■ **What is needed**:
Quote all of the data exactly as given. Skip every picture it contains.

++++ Raw data ++++

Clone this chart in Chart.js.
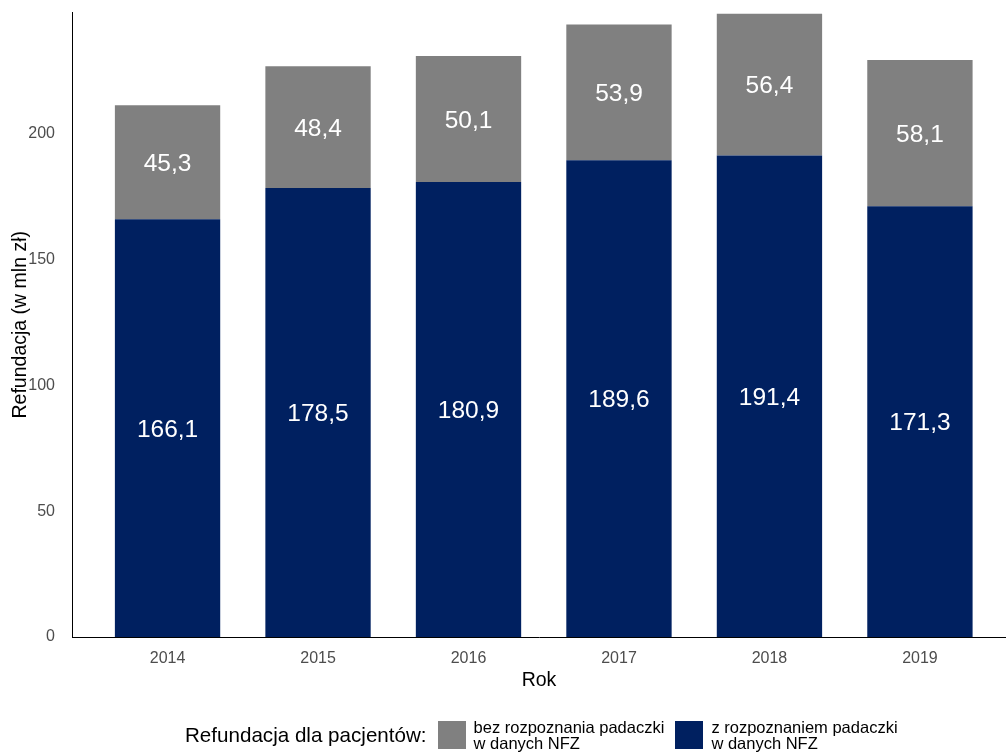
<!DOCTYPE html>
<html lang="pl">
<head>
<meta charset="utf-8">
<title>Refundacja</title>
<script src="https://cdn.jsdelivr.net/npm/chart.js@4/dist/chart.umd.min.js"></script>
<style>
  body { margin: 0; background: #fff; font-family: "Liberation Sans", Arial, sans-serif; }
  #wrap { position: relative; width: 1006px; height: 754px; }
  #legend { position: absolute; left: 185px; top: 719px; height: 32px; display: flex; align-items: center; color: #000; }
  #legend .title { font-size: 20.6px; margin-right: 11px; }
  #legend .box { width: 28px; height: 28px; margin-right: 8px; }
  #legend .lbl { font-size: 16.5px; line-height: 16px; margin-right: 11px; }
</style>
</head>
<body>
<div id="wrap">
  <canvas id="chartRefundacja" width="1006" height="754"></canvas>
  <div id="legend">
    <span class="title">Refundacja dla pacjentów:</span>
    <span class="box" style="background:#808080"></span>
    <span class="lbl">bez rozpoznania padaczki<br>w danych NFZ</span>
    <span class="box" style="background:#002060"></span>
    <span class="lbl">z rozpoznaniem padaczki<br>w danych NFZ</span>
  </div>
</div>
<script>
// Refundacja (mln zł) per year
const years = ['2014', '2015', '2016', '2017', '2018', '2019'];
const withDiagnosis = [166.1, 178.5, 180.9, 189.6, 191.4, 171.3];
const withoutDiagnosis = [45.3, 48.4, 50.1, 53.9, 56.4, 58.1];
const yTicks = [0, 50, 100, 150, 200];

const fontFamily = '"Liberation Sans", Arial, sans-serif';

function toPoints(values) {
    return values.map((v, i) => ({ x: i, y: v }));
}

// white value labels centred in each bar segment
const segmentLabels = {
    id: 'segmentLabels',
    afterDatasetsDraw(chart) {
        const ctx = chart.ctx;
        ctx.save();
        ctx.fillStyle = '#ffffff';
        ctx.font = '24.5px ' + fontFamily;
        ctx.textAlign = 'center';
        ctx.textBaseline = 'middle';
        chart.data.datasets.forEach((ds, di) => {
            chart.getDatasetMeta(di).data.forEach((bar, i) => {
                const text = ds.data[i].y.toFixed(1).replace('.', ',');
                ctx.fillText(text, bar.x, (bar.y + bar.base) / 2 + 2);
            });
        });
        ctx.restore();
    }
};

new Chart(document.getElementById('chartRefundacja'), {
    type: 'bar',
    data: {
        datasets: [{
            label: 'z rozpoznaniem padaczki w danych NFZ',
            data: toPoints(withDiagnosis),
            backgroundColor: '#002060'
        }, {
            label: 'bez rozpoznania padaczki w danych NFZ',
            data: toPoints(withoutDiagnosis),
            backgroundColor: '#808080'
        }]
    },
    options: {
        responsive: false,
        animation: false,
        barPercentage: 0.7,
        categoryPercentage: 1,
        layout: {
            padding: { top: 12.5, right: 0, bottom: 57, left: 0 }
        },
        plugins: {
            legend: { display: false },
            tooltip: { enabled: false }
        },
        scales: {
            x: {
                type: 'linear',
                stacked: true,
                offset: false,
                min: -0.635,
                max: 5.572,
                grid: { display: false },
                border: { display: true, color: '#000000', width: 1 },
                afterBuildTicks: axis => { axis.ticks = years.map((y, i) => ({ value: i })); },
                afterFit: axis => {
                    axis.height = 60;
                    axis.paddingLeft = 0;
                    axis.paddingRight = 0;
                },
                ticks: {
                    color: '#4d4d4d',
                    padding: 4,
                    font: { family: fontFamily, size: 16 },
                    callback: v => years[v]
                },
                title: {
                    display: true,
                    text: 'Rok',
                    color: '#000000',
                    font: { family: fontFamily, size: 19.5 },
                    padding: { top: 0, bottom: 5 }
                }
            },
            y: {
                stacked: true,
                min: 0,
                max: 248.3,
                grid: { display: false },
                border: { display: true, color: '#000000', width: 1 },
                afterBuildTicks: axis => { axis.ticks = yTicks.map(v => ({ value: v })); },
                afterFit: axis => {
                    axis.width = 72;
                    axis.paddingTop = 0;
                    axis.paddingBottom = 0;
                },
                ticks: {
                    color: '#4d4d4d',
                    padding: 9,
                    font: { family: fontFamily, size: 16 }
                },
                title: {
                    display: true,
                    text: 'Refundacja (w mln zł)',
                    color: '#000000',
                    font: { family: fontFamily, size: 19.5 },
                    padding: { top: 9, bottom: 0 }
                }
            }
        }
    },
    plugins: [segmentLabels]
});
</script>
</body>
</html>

++++

■ **Solution to this task**:
Clone this chart in Chart.js.
<!DOCTYPE html>
<html lang="pl">
<head>
<meta charset="utf-8">
<title>Refundacja</title>
<script src="https://cdn.jsdelivr.net/npm/chart.js@4/dist/chart.umd.min.js"></script>
<style>
  body { margin: 0; background: #fff; font-family: "Liberation Sans", Arial, sans-serif; }
  #wrap { position: relative; width: 1006px; height: 754px; }
  #legend { position: absolute; left: 185px; top: 719px; height: 32px; display: flex; align-items: center; color: #000; }
  #legend .title { font-size: 20.6px; margin-right: 11px; }
  #legend .box { width: 28px; height: 28px; margin-right: 8px; }
  #legend .lbl { font-size: 16.5px; line-height: 16px; margin-right: 11px; }
</style>
</head>
<body>
<div id="wrap">
  <canvas id="chartRefundacja" width="1006" height="754"></canvas>
  <div id="legend">
    <span class="title">Refundacja dla pacjentów:</span>
    <span class="box" style="background:#808080"></span>
    <span class="lbl">bez rozpoznania padaczki<br>w danych NFZ</span>
    <span class="box" style="background:#002060"></span>
    <span class="lbl">z rozpoznaniem padaczki<br>w danych NFZ</span>
  </div>
</div>
<script>
// Refundacja (mln zł) per year
const years = ['2014', '2015', '2016', '2017', '2018', '2019'];
const withDiagnosis = [166.1, 178.5, 180.9, 189.6, 191.4, 171.3];
const withoutDiagnosis = [45.3, 48.4, 50.1, 53.9, 56.4, 58.1];
const yTicks = [0, 50, 100, 150, 200];

const fontFamily = '"Liberation Sans", Arial, sans-serif';

function toPoints(values) {
    return values.map((v, i) => ({ x: i, y: v }));
}

// white value labels centred in each bar segment
const segmentLabels = {
    id: 'segmentLabels',
    afterDatasetsDraw(chart) {
        const ctx = chart.ctx;
        ctx.save();
        ctx.fillStyle = '#ffffff';
        ctx.font = '24.5px ' + fontFamily;
        ctx.textAlign = 'center';
        ctx.textBaseline = 'middle';
        chart.data.datasets.forEach((ds, di) => {
            chart.getDatasetMeta(di).data.forEach((bar, i) => {
                const text = ds.data[i].y.toFixed(1).replace('.', ',');
                ctx.fillText(text, bar.x, (bar.y + bar.base) / 2 + 2);
            });
        });
        ctx.restore();
    }
};

new Chart(document.getElementById('chartRefundacja'), {
    type: 'bar',
    data: {
        datasets: [{
            label: 'z rozpoznaniem padaczki w danych NFZ',
            data: toPoints(withDiagnosis),
            backgroundColor: '#002060'
        }, {
            label: 'bez rozpoznania padaczki w danych NFZ',
            data: toPoints(withoutDiagnosis),
            backgroundColor: '#808080'
        }]
    },
    options: {
        responsive: false,
        animation: false,
        barPercentage: 0.7,
        categoryPercentage: 1,
        layout: {
            padding: { top: 12.5, right: 0, bottom: 57, left: 0 }
        },
        plugins: {
            legend: { display: false },
            tooltip: { enabled: false }
        },
        scales: {
            x: {
                type: 'linear',
                stacked: true,
                offset: false,
                min: -0.635,
                max: 5.572,
                grid: { display: false },
                border: { display: true, color: '#000000', width: 1 },
                afterBuildTicks: axis => { axis.ticks = years.map((y, i) => ({ value: i })); },
                afterFit: axis => {
                    axis.height = 60;
                    axis.paddingLeft = 0;
                    axis.paddingRight = 0;
                },
                ticks: {
                    color: '#4d4d4d',
                    padding: 4,
                    font: { family: fontFamily, size: 16 },
                    callback: v => years[v]
                },
                title: {
                    display: true,
                    text: 'Rok',
                    color: '#000000',
                    font: { family: fontFamily, size: 19.5 },
                    padding: { top: 0, bottom: 5 }
                }
            },
            y: {
                stacked: true,
                min: 0,
                max: 248.3,
                grid: { display: false },
                border: { display: true, color: '#000000', width: 1 },
                afterBuildTicks: axis => { axis.ticks = yTicks.map(v => ({ value: v })); },
                afterFit: axis => {
                    axis.width = 72;
                    axis.paddingTop = 0;
                    axis.paddingBottom = 0;
                },
                ticks: {
                    color: '#4d4d4d',
                    padding: 9,
                    font: { family: fontFamily, size: 16 }
                },
                title: {
                    display: true,
                    text: 'Refundacja (w mln zł)',
                    color: '#000000',
                    font: { family: fontFamily, size: 19.5 },
                    padding: { top: 9, bottom: 0 }
                }
            }
        }
    },
    plugins: [segmentLabels]
});
</script>
</body>
</html>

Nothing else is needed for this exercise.